By unspoken agreement, none of them giving anything away by being the first to propose it, the three of them finished out their poker hand first. Li won, since no Dementors had actually shown up. And by then the Patronuses had stopped staring and gone back to their normal patrol, so it was probably nothing, but procedure was procedure.

After Li raked in the pot, Bahry gave them all formal nods, and stood up from the table. The older man’s long white locks brushed against his fancy red robes, his robes brushed the metal floor of the command room, as Bahry went through the separating door that led to the formerly off-duty Aurors.

Li had been Sorted into Hufflepuff, and he sometimes felt a little queasy about this kind of business. But Bahry had shown them all the pictures, and you had to let a man do what he could for his poor sick wife, especially when he only had seven months left before his retirement.

The faint green spark floated through the metal corridors, and the silver humanoid, seeming a little dimmer now, followed after it. Sometimes the bright figure would flare, especially when they passed one of the huge metal doors, but it always died back down again.

Mere eyes could not have seen the invisible others: the eleven-year-old Boy-Who-Lived, and the living skeleton that was Bellatrix Black, and the Polyjuiced Defense Professor of Hogwarts, all traveling together through Azkaban. If that was the beginning of a joke, Harry didn’t know the punchline.

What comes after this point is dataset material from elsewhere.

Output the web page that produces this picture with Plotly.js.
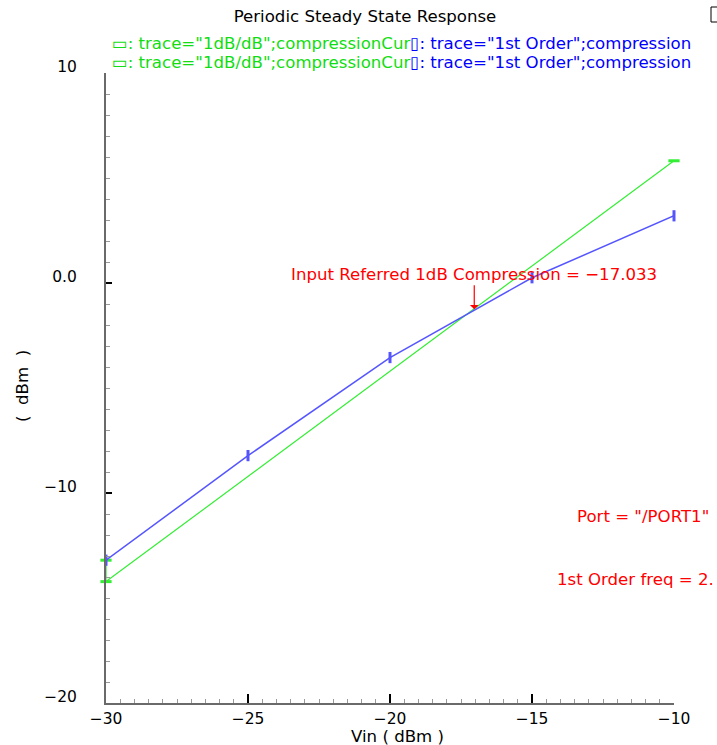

They’d gone up another four flights of stairs before the rough voice of the Defense Professor said, simply and without emphasis, “Auror coming.”

It took too long, a whole second maybe, for Harry to understand, for the jolt of adrenaline to pump into his blood, and for him to remember what Professor Quirrell had already discussed with him and told him to do in this case, and then Harry spun on his heel and flew back the way they’d come.